Speaking with NutraIngredients-USA at the inaugural Healthy & Natural Show in Chicago, Amy Keller, director of education and training at Organic India, told us that adaptogenic herbs sound like herbs that are too good to be true, but these herbs have been used traditionally for thousands of years in both Ayurveda and Traditional Chinese Medicine.
“We generally tell consumers that they are bi-directional, which means if a person is really high strung it’s going to bring them down to a healthy normal level, but if they’re down in the dumps it’s going to bring them up. They work both ways to help mitigate stress in the body,” she said.
“I think the interest in traditional methods of healing is growing in popularity because Western medicine is a one-size-fits-all approach, but these traditional modalities treat each individual as a unique person.
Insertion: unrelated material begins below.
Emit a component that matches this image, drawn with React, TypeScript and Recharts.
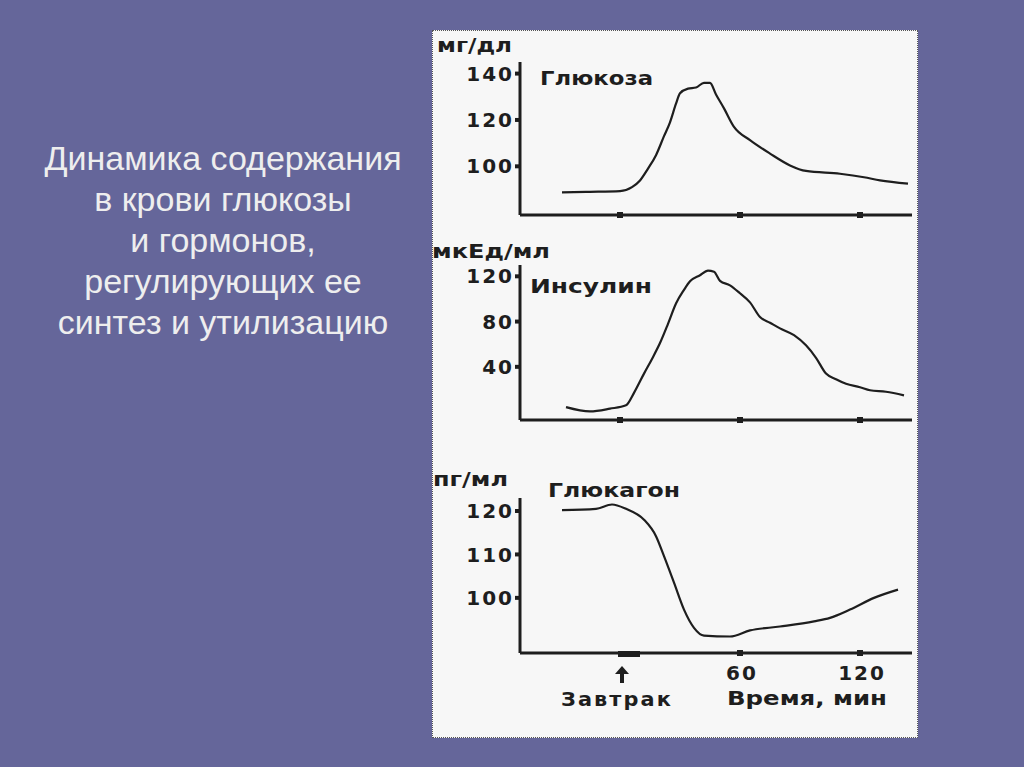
import { Line, LineChart, XAxis, YAxis } from "recharts";

// time in minutes (0 = breakfast)
const timeTicks = [0, 60, 120];

const glucoseMin = [-29, -15, 0, 6, 10, 14, 18, 22, 25, 28, 30, 34, 38, 42, 45, 48, 52, 57, 65, 75, 85, 93, 110, 122, 130, 144];
const glucoseMgDl = [88.8, 89, 89.3, 91, 93.9, 99, 104.8, 113, 119, 127, 131.5, 133.5, 134, 136, 136, 131, 125, 117, 111.3, 105.5, 100.4, 98, 96.8, 95.3, 93.9, 92.5];
const glucoseTicks = [100, 120, 140];

const insulinMin = [-27, -15, -5, 3, 7, 12, 16, 20, 24, 28, 32, 35, 40, 44, 47, 50, 55, 60, 65, 70, 75, 80, 87, 93, 98, 103, 108, 113, 120, 125, 133, 142];
const insulinMcU = [4.4, 0.6, 3, 6, 17, 34, 47, 61, 78, 96, 108, 115.6, 121, 125, 124, 116, 112, 105, 97, 84, 79, 74, 68, 59, 48, 34, 29, 25, 22, 19.3, 18, 14.8];
const insulinTicks = [40, 80, 120];

const glucagonMin = [-29, -12, -4, 3, 12, 18, 22, 27, 32, 37, 42, 55, 65, 80, 97, 105, 115, 127, 139];
const glucagonPgMl = [120.2, 120.5, 121.5, 120.5, 118, 114.2, 109.6, 103.5, 97.3, 93.1, 91.3, 91.1, 92.5, 93.4, 94.6, 95.4, 97.3, 100, 101.9];
const glucagonTicks = [100, 110, 120];

const titleLines = [
  "Динамика содержания",
  "в крови глюкозы",
  "и гормонов,",
  "регулирующих ее",
  "синтез и утилизацию",
];

const toPoints = (t: number[], v: number[]) => t.map((x, i) => ({ t: x, v: v[i] }));

const ink = "#1e1e1e";
const axisFont = { fontFamily: "DejaVu Sans", fontWeight: 700, fontSize: 20, fill: ink, letterSpacing: 2 };

function DotTick(props: any) {
  const { x, y } = props;
  return <rect x={x - 3} y={y - 3} width={6} height={6} fill={ink} />;
}

function TimeTick(props: any) {
  const { x, y, payload } = props;
  if (payload.value === 0) {
    return (
      <g>
        <rect x={x - 2} y={y - 2} width={22} height={6} fill={ink} />
        <path d={`M ${x + 2} ${y + 13} l -7 8 h 5 v 9 h 4 v -9 h 5 z`} fill={ink} />
        <text x={x - 3} y={y + 53} textAnchor="middle" textLength={112} lengthAdjust="spacingAndGlyphs" {...axisFont}>
          Завтрак
        </text>
      </g>
    );
  }
  return (
    <g>
      <rect x={x - 3} y={y - 3} width={6} height={6} fill={ink} />
      <text x={x + 2} y={y + 27} textAnchor="middle" {...axisFont}>
        {payload.value}
      </text>
    </g>
  );
}

type PanelProps = {
  top: number;
  height: number;
  bottomPad: number;
  data: { t: number; v: number }[];
  domain: [number, number];
  ticks: number[];
  labelled?: boolean;
};

function Panel({ top, height, bottomPad, data, domain, ticks, labelled }: PanelProps) {
  return (
    <div style={{ position: "absolute", left: 432, top }}>
      <LineChart width={486} height={height} margin={{ top: 33, right: 6, left: 0, bottom: 0 }}>
        <XAxis
          dataKey="t"
          type="number"
          domain={[-50, 146]}
          ticks={timeTicks}
          allowDataOverflow
          height={bottomPad}
          tickSize={0}
          tickMargin={0}
          tickLine={false}
          axisLine={{ stroke: ink, strokeWidth: 3 }}
          tick={labelled ? <TimeTick /> : <DotTick />}
        />
        <YAxis
          type="number"
          domain={domain}
          ticks={ticks}
          allowDataOverflow
          width={88}
          tickSize={5}
          tickMargin={1}
          tickLine={{ stroke: ink, strokeWidth: 4 }}
          axisLine={{ stroke: ink, strokeWidth: 3 }}
          tick={axisFont}
        />
        <Line
          data={data}
          dataKey="v"
          type="monotone"
          stroke={ink}
          strokeWidth={2.2}
          dot={false}
          isAnimationActive={false}
        />
      </LineChart>
    </div>
  );
}

const label = { fontFamily: "DejaVu Sans", fontWeight: 700, fontSize: 19, fill: ink };

export default function App() {
  return (
    <div style={{ position: "fixed", left: 0, top: 0, width: 1024, height: 767, background: "#65669a", overflow: "hidden" }}>
      <div
        style={{
          position: "absolute",
          left: 18,
          top: 138,
          width: 410,
          textAlign: "center",
          fontFamily: "Liberation Sans",
          fontSize: 34,
          lineHeight: "41px",
          color: "#eeeeee",
        }}
      >
        {titleLines.map((l) => (
          <div key={l}>{l}</div>
        ))}
      </div>

      <div
        style={{
          position: "absolute",
          left: 432,
          top: 30,
          width: 484,
          height: 706,
          background: "#f7f7f7",
          border: "1px dotted #555",
        }}
      />

      <Panel top={29} height={201} bottomPad={15} data={toPoints(glucoseMin, glucoseMgDl)} domain={[79, 145]} ticks={glucoseTicks} />
      <Panel top={232} height={203} bottomPad={15} data={toPoints(insulinMin, insulinMcU)} domain={[-7, 130]} ticks={insulinTicks} />
      <Panel top={465} height={258} bottomPad={70} data={toPoints(glucagonMin, glucagonPgMl)} domain={[87.3, 123]} ticks={glucagonTicks} labelled />

      <svg width={1024} height={767} style={{ position: "absolute", left: 0, top: 0, pointerEvents: "none" }}>
        <text x={437} y={52} textLength={75} lengthAdjust="spacingAndGlyphs" {...label}>мг/дл</text>
        <text x={540} y={85} textLength={113} lengthAdjust="spacingAndGlyphs" {...label}>Глюкоза</text>
        <text x={432} y={258} textLength={118} lengthAdjust="spacingAndGlyphs" {...label}>мкЕд/мл</text>
        <text x={530} y={293} textLength={122} lengthAdjust="spacingAndGlyphs" {...label}>Инсулин</text>
        <text x={433} y={486} textLength={75} lengthAdjust="spacingAndGlyphs" {...label}>пг/мл</text>
        <text x={548} y={497} textLength={132} lengthAdjust="spacingAndGlyphs" {...label}>Глюкагон</text>
        <text x={727} y={705} textLength={160} lengthAdjust="spacingAndGlyphs" {...label}>Время, мин</text>
      </svg>
    </div>
  );
}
I also think that these type of herbs help mitigate stress and we live in a very stressful environment.”
Keller noted that Holy Basil, Ashwagandha, Amalaki are amongst the most popular Ayurvedic adaptogenic herbs that Organic India works with on a daily basis, and awareness of these herbs is increasing around the world.
“I think adaptogenic herbs are difficult to understand even from a scientific perspective,” she added. “These plants have adapted in nature themselves over thousands of years. A lot of these herbs have grown in climates that are very hot or very cold or very high altitudes, so when you talk about the basic nature of a plant being able to adapt you can translate that into how it works in the human body in a really non-specific manner.”
Keller also discussed Organic India’s approach to farming and supply chain management. “We are a company that believes in regeneration,” she said. “We are committed to regenerative agriculture and we have converted tens of thousands of acres in India to organic farming. We also work with some of the most at risk populations in India, including women, widows, the elderly, and the illiterate, so it’s not just about traceability of where the herbs are grown and how they’re grown but also about the people in the supply chain.”